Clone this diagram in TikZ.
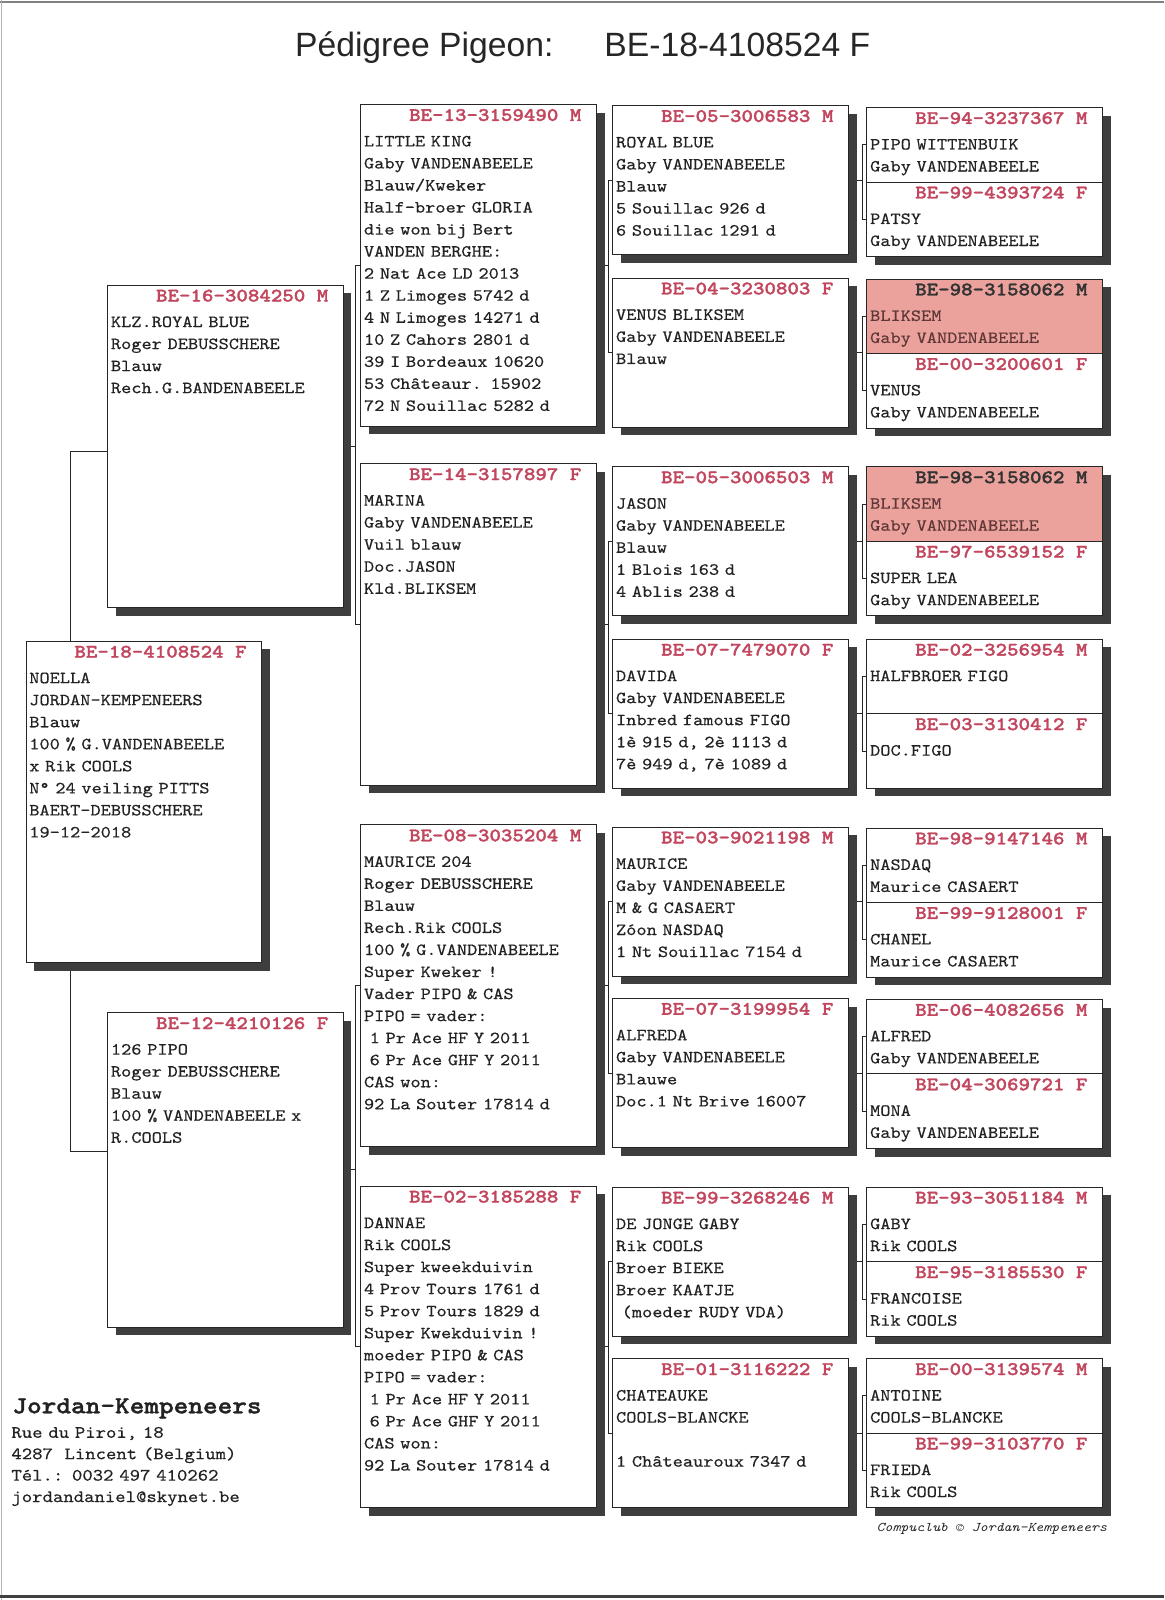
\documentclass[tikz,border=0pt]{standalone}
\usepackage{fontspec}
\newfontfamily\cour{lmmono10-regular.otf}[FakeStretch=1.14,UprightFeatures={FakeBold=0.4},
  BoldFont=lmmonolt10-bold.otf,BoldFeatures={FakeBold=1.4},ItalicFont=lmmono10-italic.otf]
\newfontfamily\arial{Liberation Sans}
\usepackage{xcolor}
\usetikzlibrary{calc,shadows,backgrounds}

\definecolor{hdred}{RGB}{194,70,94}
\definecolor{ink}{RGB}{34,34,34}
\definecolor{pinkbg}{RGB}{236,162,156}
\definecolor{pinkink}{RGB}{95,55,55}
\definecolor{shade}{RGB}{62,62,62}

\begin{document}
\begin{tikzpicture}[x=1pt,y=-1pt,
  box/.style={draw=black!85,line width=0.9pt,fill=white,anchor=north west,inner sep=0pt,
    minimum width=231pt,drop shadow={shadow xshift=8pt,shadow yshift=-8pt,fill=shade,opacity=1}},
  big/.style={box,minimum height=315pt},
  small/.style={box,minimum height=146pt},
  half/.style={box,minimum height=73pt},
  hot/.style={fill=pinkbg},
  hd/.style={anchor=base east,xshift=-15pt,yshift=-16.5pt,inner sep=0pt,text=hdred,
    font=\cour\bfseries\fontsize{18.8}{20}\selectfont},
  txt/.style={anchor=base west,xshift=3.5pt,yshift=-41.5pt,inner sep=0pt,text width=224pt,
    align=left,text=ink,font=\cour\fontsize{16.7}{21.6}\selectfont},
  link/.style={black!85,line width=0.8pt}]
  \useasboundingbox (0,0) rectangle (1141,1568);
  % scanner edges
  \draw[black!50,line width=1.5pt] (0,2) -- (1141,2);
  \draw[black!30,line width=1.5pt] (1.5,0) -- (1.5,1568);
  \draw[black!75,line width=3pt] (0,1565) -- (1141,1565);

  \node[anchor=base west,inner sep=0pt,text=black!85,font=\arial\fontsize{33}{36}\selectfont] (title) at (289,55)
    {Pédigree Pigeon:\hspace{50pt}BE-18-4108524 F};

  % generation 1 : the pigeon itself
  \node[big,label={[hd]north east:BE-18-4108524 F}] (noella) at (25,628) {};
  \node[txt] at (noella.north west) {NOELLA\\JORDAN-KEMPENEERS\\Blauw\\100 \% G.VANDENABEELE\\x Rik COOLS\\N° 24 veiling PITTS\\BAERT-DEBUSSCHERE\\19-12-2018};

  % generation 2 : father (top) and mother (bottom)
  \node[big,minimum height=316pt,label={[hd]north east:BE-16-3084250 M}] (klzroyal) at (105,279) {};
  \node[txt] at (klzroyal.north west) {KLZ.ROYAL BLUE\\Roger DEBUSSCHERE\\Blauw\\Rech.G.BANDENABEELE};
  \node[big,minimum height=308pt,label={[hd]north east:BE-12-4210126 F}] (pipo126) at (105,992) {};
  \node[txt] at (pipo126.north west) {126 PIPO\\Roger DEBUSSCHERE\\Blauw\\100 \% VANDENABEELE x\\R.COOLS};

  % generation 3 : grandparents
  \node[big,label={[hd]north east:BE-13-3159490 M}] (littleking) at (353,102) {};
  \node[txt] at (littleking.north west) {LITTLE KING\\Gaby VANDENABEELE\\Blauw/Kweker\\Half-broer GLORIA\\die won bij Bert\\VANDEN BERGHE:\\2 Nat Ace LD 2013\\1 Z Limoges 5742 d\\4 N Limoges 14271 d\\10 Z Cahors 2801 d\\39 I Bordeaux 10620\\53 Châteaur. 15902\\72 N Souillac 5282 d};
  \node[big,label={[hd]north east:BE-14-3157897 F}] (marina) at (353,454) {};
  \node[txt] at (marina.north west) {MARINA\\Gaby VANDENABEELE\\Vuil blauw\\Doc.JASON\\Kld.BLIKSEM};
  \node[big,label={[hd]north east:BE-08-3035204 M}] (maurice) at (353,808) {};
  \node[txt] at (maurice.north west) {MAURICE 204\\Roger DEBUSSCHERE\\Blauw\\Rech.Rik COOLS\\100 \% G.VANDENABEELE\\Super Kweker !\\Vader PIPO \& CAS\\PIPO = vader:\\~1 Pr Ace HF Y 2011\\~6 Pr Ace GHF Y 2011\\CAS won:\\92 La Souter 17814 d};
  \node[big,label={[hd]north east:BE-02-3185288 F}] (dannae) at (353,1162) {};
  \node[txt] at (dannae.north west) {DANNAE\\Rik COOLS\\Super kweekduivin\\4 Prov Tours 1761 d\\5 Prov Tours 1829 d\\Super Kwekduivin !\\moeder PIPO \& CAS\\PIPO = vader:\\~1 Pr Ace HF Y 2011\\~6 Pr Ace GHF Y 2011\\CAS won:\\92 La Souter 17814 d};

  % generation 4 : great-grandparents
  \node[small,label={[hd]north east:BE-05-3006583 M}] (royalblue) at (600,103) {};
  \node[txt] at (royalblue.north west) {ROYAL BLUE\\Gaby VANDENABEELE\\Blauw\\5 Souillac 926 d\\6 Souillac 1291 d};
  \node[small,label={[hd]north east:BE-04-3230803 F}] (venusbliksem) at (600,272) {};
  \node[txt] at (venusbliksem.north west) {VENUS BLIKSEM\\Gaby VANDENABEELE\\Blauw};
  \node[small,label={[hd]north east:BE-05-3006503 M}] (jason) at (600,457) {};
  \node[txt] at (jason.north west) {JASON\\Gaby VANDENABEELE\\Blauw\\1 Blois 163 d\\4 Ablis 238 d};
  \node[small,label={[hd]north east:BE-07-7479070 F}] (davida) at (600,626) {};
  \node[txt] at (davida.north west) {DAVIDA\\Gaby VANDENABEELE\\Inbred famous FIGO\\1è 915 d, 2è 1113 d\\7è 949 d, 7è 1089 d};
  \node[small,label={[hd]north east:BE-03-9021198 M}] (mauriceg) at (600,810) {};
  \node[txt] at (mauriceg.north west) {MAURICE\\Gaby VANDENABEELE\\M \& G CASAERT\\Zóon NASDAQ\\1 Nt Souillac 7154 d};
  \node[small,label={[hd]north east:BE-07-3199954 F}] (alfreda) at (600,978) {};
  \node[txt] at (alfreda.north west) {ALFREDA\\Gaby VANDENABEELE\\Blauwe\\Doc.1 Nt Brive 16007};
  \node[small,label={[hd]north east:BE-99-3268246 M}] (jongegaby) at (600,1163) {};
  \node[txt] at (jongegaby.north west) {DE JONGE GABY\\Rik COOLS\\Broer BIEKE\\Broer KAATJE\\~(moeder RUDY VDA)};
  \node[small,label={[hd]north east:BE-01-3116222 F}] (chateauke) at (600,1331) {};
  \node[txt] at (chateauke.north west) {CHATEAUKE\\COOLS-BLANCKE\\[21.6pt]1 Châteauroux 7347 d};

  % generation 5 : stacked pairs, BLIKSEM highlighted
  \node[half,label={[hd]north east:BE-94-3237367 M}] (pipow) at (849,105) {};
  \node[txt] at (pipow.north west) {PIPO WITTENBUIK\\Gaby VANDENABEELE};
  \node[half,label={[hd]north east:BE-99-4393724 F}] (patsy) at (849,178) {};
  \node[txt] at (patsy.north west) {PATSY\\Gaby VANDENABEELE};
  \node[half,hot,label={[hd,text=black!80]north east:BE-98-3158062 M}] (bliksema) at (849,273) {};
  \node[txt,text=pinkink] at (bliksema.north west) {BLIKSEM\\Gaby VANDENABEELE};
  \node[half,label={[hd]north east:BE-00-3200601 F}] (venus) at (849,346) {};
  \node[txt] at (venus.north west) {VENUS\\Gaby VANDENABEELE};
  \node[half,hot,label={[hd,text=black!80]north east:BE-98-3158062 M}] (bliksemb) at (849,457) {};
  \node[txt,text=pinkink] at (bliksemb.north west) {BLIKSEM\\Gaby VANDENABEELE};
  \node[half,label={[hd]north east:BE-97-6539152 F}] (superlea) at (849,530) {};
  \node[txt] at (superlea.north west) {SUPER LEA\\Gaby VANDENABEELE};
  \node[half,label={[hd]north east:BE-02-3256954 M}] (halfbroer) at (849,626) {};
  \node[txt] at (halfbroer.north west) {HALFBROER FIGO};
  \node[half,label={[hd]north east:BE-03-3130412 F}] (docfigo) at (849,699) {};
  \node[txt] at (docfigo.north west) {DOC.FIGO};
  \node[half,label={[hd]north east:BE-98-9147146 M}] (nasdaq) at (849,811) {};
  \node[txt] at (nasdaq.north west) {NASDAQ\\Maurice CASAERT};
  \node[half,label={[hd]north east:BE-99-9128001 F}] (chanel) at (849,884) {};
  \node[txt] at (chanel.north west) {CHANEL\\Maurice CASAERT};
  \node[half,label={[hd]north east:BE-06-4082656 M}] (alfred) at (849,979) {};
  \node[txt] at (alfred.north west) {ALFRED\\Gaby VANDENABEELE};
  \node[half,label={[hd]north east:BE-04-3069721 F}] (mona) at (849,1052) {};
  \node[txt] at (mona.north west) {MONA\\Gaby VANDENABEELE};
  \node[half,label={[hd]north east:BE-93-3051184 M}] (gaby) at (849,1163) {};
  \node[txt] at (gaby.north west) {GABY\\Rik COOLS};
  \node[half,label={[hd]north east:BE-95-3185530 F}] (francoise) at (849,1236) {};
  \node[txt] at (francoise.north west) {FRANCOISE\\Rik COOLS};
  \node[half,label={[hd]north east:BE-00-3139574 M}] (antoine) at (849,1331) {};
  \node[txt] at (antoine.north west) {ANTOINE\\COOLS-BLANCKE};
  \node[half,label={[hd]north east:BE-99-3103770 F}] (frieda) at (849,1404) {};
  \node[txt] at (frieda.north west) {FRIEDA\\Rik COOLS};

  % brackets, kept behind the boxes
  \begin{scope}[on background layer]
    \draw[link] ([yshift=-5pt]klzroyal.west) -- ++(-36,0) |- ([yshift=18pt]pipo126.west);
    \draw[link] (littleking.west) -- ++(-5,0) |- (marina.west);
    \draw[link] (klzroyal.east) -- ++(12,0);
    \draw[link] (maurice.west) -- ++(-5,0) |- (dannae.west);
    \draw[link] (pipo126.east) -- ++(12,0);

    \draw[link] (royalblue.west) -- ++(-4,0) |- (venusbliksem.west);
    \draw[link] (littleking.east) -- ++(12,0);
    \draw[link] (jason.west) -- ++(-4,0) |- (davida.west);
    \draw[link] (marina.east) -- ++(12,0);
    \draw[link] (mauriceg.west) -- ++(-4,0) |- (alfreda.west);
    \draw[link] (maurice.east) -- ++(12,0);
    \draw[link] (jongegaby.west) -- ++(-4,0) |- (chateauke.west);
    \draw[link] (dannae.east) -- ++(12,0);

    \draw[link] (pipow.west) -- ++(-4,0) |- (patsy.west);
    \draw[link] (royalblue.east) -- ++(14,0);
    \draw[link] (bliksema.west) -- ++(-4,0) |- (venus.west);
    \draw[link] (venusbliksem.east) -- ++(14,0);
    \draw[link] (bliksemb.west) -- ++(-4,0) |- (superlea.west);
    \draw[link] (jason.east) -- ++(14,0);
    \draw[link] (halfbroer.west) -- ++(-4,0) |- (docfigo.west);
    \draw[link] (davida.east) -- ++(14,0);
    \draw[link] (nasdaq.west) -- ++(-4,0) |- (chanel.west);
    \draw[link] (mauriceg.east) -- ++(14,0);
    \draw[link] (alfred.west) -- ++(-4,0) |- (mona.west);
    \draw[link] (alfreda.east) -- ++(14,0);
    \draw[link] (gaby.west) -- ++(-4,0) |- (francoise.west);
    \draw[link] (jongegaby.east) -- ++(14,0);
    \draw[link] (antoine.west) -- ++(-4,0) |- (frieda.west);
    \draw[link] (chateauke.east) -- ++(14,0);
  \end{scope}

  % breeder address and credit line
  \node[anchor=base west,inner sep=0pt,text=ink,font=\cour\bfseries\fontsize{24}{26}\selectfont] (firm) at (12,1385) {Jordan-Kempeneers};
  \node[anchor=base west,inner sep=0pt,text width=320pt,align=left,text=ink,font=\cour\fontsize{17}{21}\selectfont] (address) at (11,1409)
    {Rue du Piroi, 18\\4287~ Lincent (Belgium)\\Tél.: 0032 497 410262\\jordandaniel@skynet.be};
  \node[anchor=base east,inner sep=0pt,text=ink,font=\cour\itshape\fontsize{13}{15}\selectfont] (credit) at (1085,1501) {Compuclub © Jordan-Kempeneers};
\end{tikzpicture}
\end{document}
******
* PROBLEM STATEMENT *
The lines from the start of the data through the line that contains "(0,1565) -- (1141,1565);" are to be returned exactly, please, with both ends included and every picture left out.

* RESULT *
Clone this diagram in TikZ.
\documentclass[tikz,border=0pt]{standalone}
\usepackage{fontspec}
\newfontfamily\cour{lmmono10-regular.otf}[FakeStretch=1.14,UprightFeatures={FakeBold=0.4},
  BoldFont=lmmonolt10-bold.otf,BoldFeatures={FakeBold=1.4},ItalicFont=lmmono10-italic.otf]
\newfontfamily\arial{Liberation Sans}
\usepackage{xcolor}
\usetikzlibrary{calc,shadows,backgrounds}

\definecolor{hdred}{RGB}{194,70,94}
\definecolor{ink}{RGB}{34,34,34}
\definecolor{pinkbg}{RGB}{236,162,156}
\definecolor{pinkink}{RGB}{95,55,55}
\definecolor{shade}{RGB}{62,62,62}

\begin{document}
\begin{tikzpicture}[x=1pt,y=-1pt,
  box/.style={draw=black!85,line width=0.9pt,fill=white,anchor=north west,inner sep=0pt,
    minimum width=231pt,drop shadow={shadow xshift=8pt,shadow yshift=-8pt,fill=shade,opacity=1}},
  big/.style={box,minimum height=315pt},
  small/.style={box,minimum height=146pt},
  half/.style={box,minimum height=73pt},
  hot/.style={fill=pinkbg},
  hd/.style={anchor=base east,xshift=-15pt,yshift=-16.5pt,inner sep=0pt,text=hdred,
    font=\cour\bfseries\fontsize{18.8}{20}\selectfont},
  txt/.style={anchor=base west,xshift=3.5pt,yshift=-41.5pt,inner sep=0pt,text width=224pt,
    align=left,text=ink,font=\cour\fontsize{16.7}{21.6}\selectfont},
  link/.style={black!85,line width=0.8pt}]
  \useasboundingbox (0,0) rectangle (1141,1568);
  % scanner edges
  \draw[black!50,line width=1.5pt] (0,2) -- (1141,2);
  \draw[black!30,line width=1.5pt] (1.5,0) -- (1.5,1568);
  \draw[black!75,line width=3pt] (0,1565) -- (1141,1565);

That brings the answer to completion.